→ REQUIREMENT
Return every line of the records below verbatim, with no pictures in the copy.

→ RECORD SET

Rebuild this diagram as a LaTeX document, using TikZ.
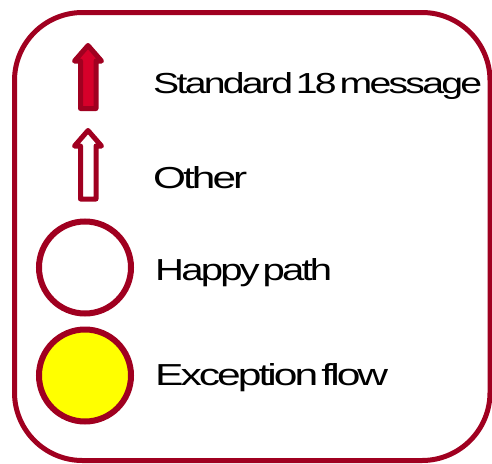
\documentclass[tikz,border=0pt]{standalone}
\usepackage{fontspec}
\setmainfont{Liberation Sans}[LetterSpace=-7,WordSpace=0.35]
\definecolor{bord}{RGB}{160,0,32}
\definecolor{arrfill}{RGB}{214,0,42}
\definecolor{yel}{RGB}{255,255,0}
\begin{document}
\begin{tikzpicture}[x=1pt,y=-1pt,
  frame/.style={draw=bord,line width=5pt,rounded corners=68pt},
  legarrow/.style={draw=bord,line width=5pt,line join=round},
  legcircle/.style={circle,draw=bord,line width=6pt,minimum size=92pt,inner sep=0pt},
  legtext/.style={anchor=base west,inner sep=0pt,text=black}]
\useasboundingbox (0,0) rectangle (492,463);
\draw[frame] (14.5,12.5) rectangle (490,460.5);
% standard message arrow (filled)
\draw[legarrow,fill=arrfill] (88,45.5) -- (101.5,61) -- (96,61) -- (96,108.5) -- (80.5,108.5) -- (80.5,61) -- (74.5,61) -- cycle;
% other arrow (hollow)
\draw[legarrow,fill=white] (88,130.5) -- (101.5,146) -- (96,146) -- (96,199) -- (80.5,199) -- (80.5,146) -- (74.5,146) -- cycle;
\node[legcircle,fill=white] (happy) at (85,267.5) {};
\node[legcircle,fill=yel] (exc) at (85,375.5) {};
\node[legtext] (t1) at (153,93) {\resizebox{329pt}{21pt}{Standard 18 message}};
\node[legtext] (t2) at (153,188) {\resizebox{94pt}{22pt}{Other}};
\node[legtext] (t3) at (155,280) {\resizebox{177pt}{22pt}{Happy path}};
\node[legtext] (t4) at (155,385) {\resizebox{233pt}{22pt}{Exception flow}};
\end{tikzpicture}
\end{document}
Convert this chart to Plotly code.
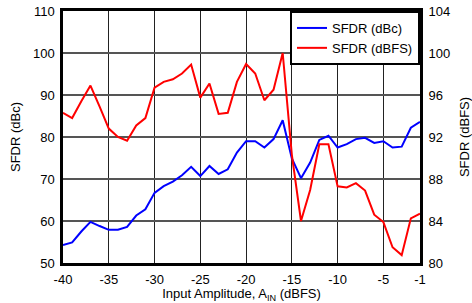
import plotly.graph_objects as go

# Input amplitude (dBFS)
ain = list(range(-40, 0))

# SFDR (dBc), left axis
sfdr_dbc = [54.3, 54.9, 57.5, 59.8, 58.8, 57.9, 57.9, 58.6, 61.3, 62.8,
            66.7, 68.3, 69.4, 70.9, 72.9, 70.7, 73.1, 71.2, 72.3, 76.3,
            79.0, 79.0, 77.5, 79.5, 84.0, 74.9, 70.2, 73.9, 79.3, 80.3,
            77.5, 78.3, 79.5, 79.8, 78.6, 79.0, 77.5, 77.7, 82.2, 83.6]

# SFDR (dBFS), right axis
sfdr_dbfs = [94.3, 93.8, 95.4, 96.9, 94.9, 92.8, 92.0, 91.65, 93.1, 93.8,
             96.7, 97.25, 97.5, 98.05, 98.9, 95.75, 97.1, 94.2, 94.3, 97.25,
             98.95, 98.05, 95.5, 96.5, 100.0, 90.3, 84.0, 86.95, 91.3, 91.3,
             87.3, 87.2, 87.6, 86.9, 84.6, 83.9, 81.5, 80.75, 84.25, 84.7]

x_ticks = [-40, -35, -30, -25, -20, -15, -10, -5, -1]
y1_ticks = [50, 60, 70, 80, 90, 100, 110]
y2_ticks = [80, 84, 88, 92, 96, 100, 104]

FONT = "Liberation Sans, Arial, sans-serif"

fig = go.Figure()
fig.add_trace(go.Scatter(x=ain, y=sfdr_dbc, mode="lines", name="SFDR (dBc)",
                         line=dict(color="#0000FF", width=2)))
fig.add_trace(go.Scatter(x=ain, y=sfdr_dbfs, mode="lines", name="SFDR (dBFS)",
                         yaxis="y2", line=dict(color="#FF0000", width=2)))

fig.update_layout(
    width=472, height=303,
    margin=dict(l=63, r=52, t=11, b=40),
    paper_bgcolor="white", plot_bgcolor="white",
    font=dict(family=FONT, size=13, color="black"),
    showlegend=True,
    legend=dict(x=1, y=1, xanchor="right", yanchor="top",
                bordercolor="black", borderwidth=2, bgcolor="white",
                font=dict(family=FONT, size=13, color="black"),
                itemwidth=30, tracegroupgap=0),
    xaxis=dict(range=[-40, -1], tickvals=x_ticks, ticktext=[str(v) for v in x_ticks],
               automargin=False,
               showgrid=True, gridcolor="#222222", gridwidth=1,
               showline=True, linecolor="black", linewidth=2.5, mirror=True,
               ticks="outside", ticklen=3, tickcolor="rgba(0,0,0,0)", zeroline=False,
               title=dict(text="Input Amplitude, A<sub>IN</sub> (dBFS)",
                          font=dict(size=13), standoff=2)),
    yaxis=dict(range=[50, 110], tickvals=y1_ticks, automargin=False,
               showgrid=True, gridcolor="#555555", gridwidth=1.5,
               showline=True, linecolor="black", linewidth=2.5, mirror=True,
               ticks="outside", ticklen=3, tickcolor="rgba(0,0,0,0)", zeroline=False,
               title=dict(text="SFDR (dBc)", font=dict(size=13), standoff=10)),
    yaxis2=dict(range=[80, 104], tickvals=y2_ticks, overlaying="y", side="right",
                automargin=False,
                showgrid=False, showline=False, zeroline=False,
                ticks="outside", ticklen=5, tickcolor="rgba(0,0,0,0)",
                title=dict(text="SFDR (dBFS)", font=dict(size=13), standoff=10)),
)

fig.write_html("out.html", config={"displayModeBar": False},
               post_script="document.body.style.margin='0';")
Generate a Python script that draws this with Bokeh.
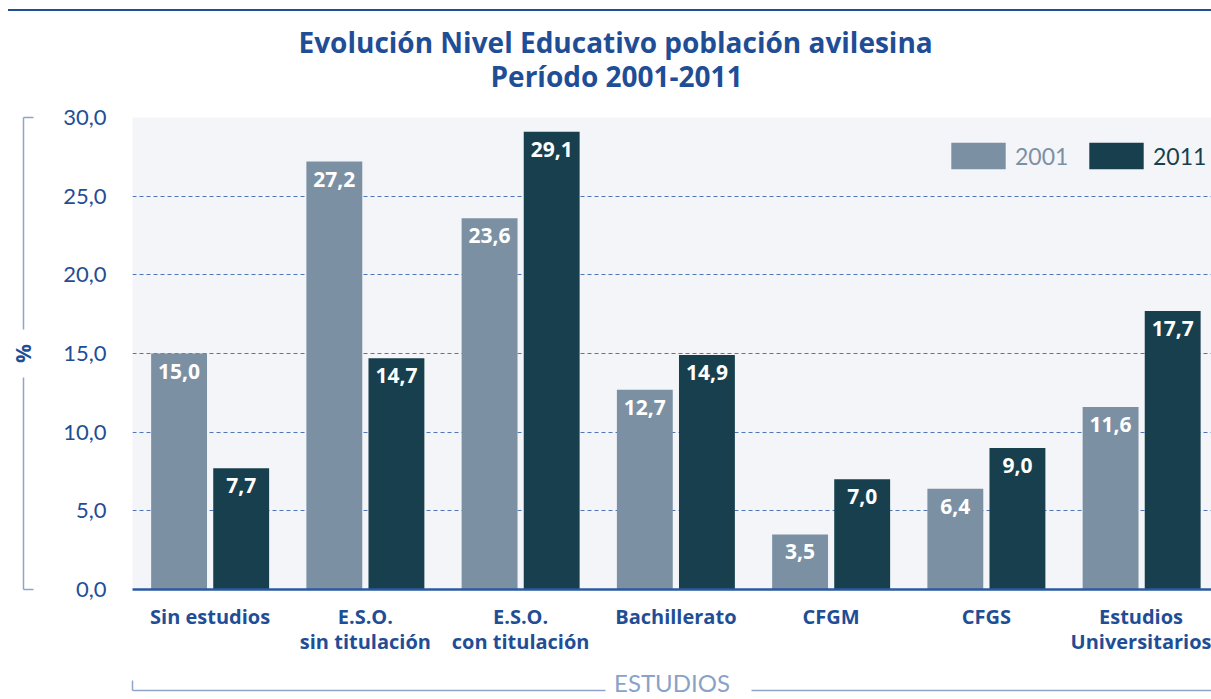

→ FULL SOLUTION
Rebuild this diagram as a LaTeX document, using TikZ.
\documentclass[tikz,border=0pt]{standalone}
\usepackage{fontspec}
\setmainfont{Liberation Sans}[LetterSpace=-7,WordSpace=0.35]
\definecolor{bord}{RGB}{160,0,32}
\definecolor{arrfill}{RGB}{214,0,42}
\definecolor{yel}{RGB}{255,255,0}
\begin{document}
\begin{tikzpicture}[x=1pt,y=-1pt,
  frame/.style={draw=bord,line width=5pt,rounded corners=68pt},
  legarrow/.style={draw=bord,line width=5pt,line join=round},
  legcircle/.style={circle,draw=bord,line width=6pt,minimum size=92pt,inner sep=0pt},
  legtext/.style={anchor=base west,inner sep=0pt,text=black}]
\useasboundingbox (0,0) rectangle (492,463);
\draw[frame] (14.5,12.5) rectangle (490,460.5);
% standard message arrow (filled)
\draw[legarrow,fill=arrfill] (88,45.5) -- (101.5,61) -- (96,61) -- (96,108.5) -- (80.5,108.5) -- (80.5,61) -- (74.5,61) -- cycle;
% other arrow (hollow)
\draw[legarrow,fill=white] (88,130.5) -- (101.5,146) -- (96,146) -- (96,199) -- (80.5,199) -- (80.5,146) -- (74.5,146) -- cycle;
\node[legcircle,fill=white] (happy) at (85,267.5) {};
\node[legcircle,fill=yel] (exc) at (85,375.5) {};
\node[legtext] (t1) at (153,93) {\resizebox{329pt}{21pt}{Standard 18 message}};
\node[legtext] (t2) at (153,188) {\resizebox{94pt}{22pt}{Other}};
\node[legtext] (t3) at (155,280) {\resizebox{177pt}{22pt}{Happy path}};
\node[legtext] (t4) at (155,385) {\resizebox{233pt}{22pt}{Exception flow}};
\end{tikzpicture}
\end{document}
Convert this chart to Plotly code.
import plotly.graph_objects as go

# Input amplitude (dBFS)
ain = list(range(-40, 0))

# SFDR (dBc), left axis
sfdr_dbc = [54.3, 54.9, 57.5, 59.8, 58.8, 57.9, 57.9, 58.6, 61.3, 62.8,
            66.7, 68.3, 69.4, 70.9, 72.9, 70.7, 73.1, 71.2, 72.3, 76.3,
            79.0, 79.0, 77.5, 79.5, 84.0, 74.9, 70.2, 73.9, 79.3, 80.3,
            77.5, 78.3, 79.5, 79.8, 78.6, 79.0, 77.5, 77.7, 82.2, 83.6]

# SFDR (dBFS), right axis
sfdr_dbfs = [94.3, 93.8, 95.4, 96.9, 94.9, 92.8, 92.0, 91.65, 93.1, 93.8,
             96.7, 97.25, 97.5, 98.05, 98.9, 95.75, 97.1, 94.2, 94.3, 97.25,
             98.95, 98.05, 95.5, 96.5, 100.0, 90.3, 84.0, 86.95, 91.3, 91.3,
             87.3, 87.2, 87.6, 86.9, 84.6, 83.9, 81.5, 80.75, 84.25, 84.7]

x_ticks = [-40, -35, -30, -25, -20, -15, -10, -5, -1]
y1_ticks = [50, 60, 70, 80, 90, 100, 110]
y2_ticks = [80, 84, 88, 92, 96, 100, 104]

FONT = "Liberation Sans, Arial, sans-serif"

fig = go.Figure()
fig.add_trace(go.Scatter(x=ain, y=sfdr_dbc, mode="lines", name="SFDR (dBc)",
                         line=dict(color="#0000FF", width=2)))
fig.add_trace(go.Scatter(x=ain, y=sfdr_dbfs, mode="lines", name="SFDR (dBFS)",
                         yaxis="y2", line=dict(color="#FF0000", width=2)))

fig.update_layout(
    width=472, height=303,
    margin=dict(l=63, r=52, t=11, b=40),
    paper_bgcolor="white", plot_bgcolor="white",
    font=dict(family=FONT, size=13, color="black"),
    showlegend=True,
    legend=dict(x=1, y=1, xanchor="right", yanchor="top",
                bordercolor="black", borderwidth=2, bgcolor="white",
                font=dict(family=FONT, size=13, color="black"),
                itemwidth=30, tracegroupgap=0),
    xaxis=dict(range=[-40, -1], tickvals=x_ticks, ticktext=[str(v) for v in x_ticks],
               automargin=False,
               showgrid=True, gridcolor="#222222", gridwidth=1,
               showline=True, linecolor="black", linewidth=2.5, mirror=True,
               ticks="outside", ticklen=3, tickcolor="rgba(0,0,0,0)", zeroline=False,
               title=dict(text="Input Amplitude, A<sub>IN</sub> (dBFS)",
                          font=dict(size=13), standoff=2)),
    yaxis=dict(range=[50, 110], tickvals=y1_ticks, automargin=False,
               showgrid=True, gridcolor="#555555", gridwidth=1.5,
               showline=True, linecolor="black", linewidth=2.5, mirror=True,
               ticks="outside", ticklen=3, tickcolor="rgba(0,0,0,0)", zeroline=False,
               title=dict(text="SFDR (dBc)", font=dict(size=13), standoff=10)),
    yaxis2=dict(range=[80, 104], tickvals=y2_ticks, overlaying="y", side="right",
                automargin=False,
                showgrid=False, showline=False, zeroline=False,
                ticks="outside", ticklen=5, tickcolor="rgba(0,0,0,0)",
                title=dict(text="SFDR (dBFS)", font=dict(size=13), standoff=10)),
)

fig.write_html("out.html", config={"displayModeBar": False},
               post_script="document.body.style.margin='0';")
Generate a Python script that draws this with Bokeh.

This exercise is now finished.